Pretending nothing happened before the 21st century, says Powell, does a disservice to science.

“Project Galileo is refusing to look backwards in time because they want to totally segregate themselves from the UFO community, and I can understand the ‘why’ behind that,” he says. “But you can’t ignore history. History tells you a lot about the characteristics of these objects, what to look for, patterns, how to configure your equipment.

“In my view, based on history, if the military is left to its own means, we will never see any of the data that is captured. I doubt that even Congress will necessarily see it all. I’m confident what they reported to Congress was not everything they had – it’s probably just a small fraction. Because even though we’re getting something that’s congressionally initiated, the military is going to keep the cards close to its vest, and we’ll only hear something if they want us to.”

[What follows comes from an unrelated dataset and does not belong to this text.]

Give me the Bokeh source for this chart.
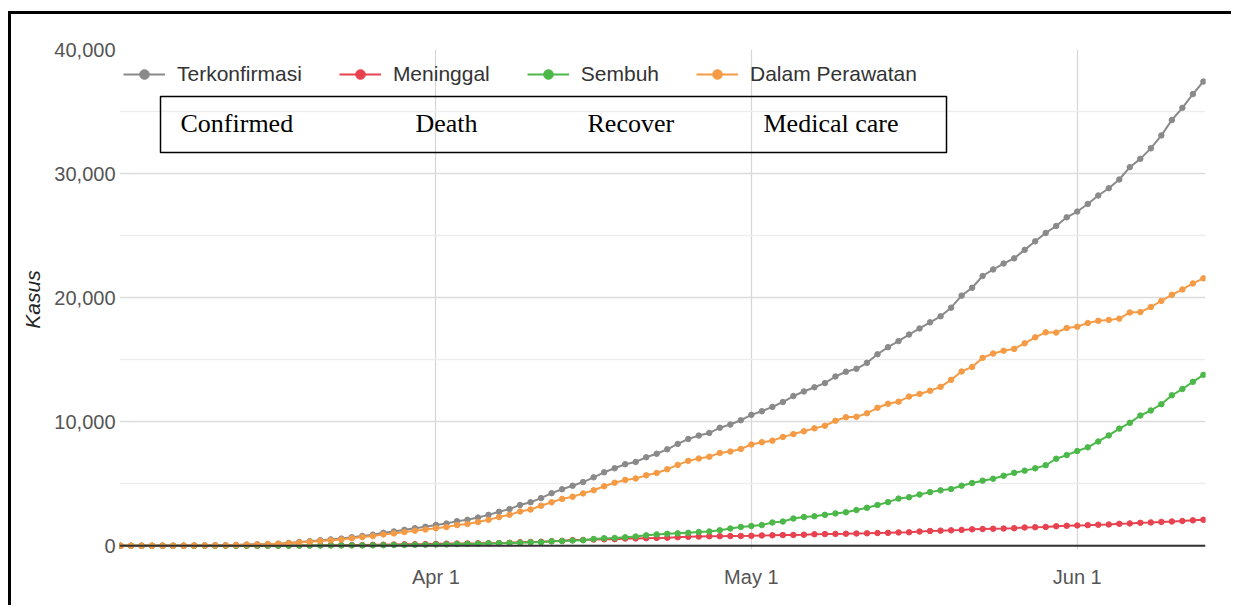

Powell says the solution is civilian science, sharing open-source data, at home and abroad. He says SCU is collaborating with a handful of American nonprofits, the French Sigma 2 research group, and is reaching out to South American civilian research groups whose governments are far less secretive.

“On the possibility that we are truly dealing with first contact, it shouldn’t be driven by the nation state, but all of humanity, representatives of this planet,” he says. “We all have a right to this information, and we should be prepared. This should be something more than militaries and nation states of the world fighting over who gets to control it.”

The sticker price on a single F-18 Super Hornet is $67.4 million. Wonder how much money Congress will allot for an investigation into the mystery that made Boeing’s war machinery look obsolete?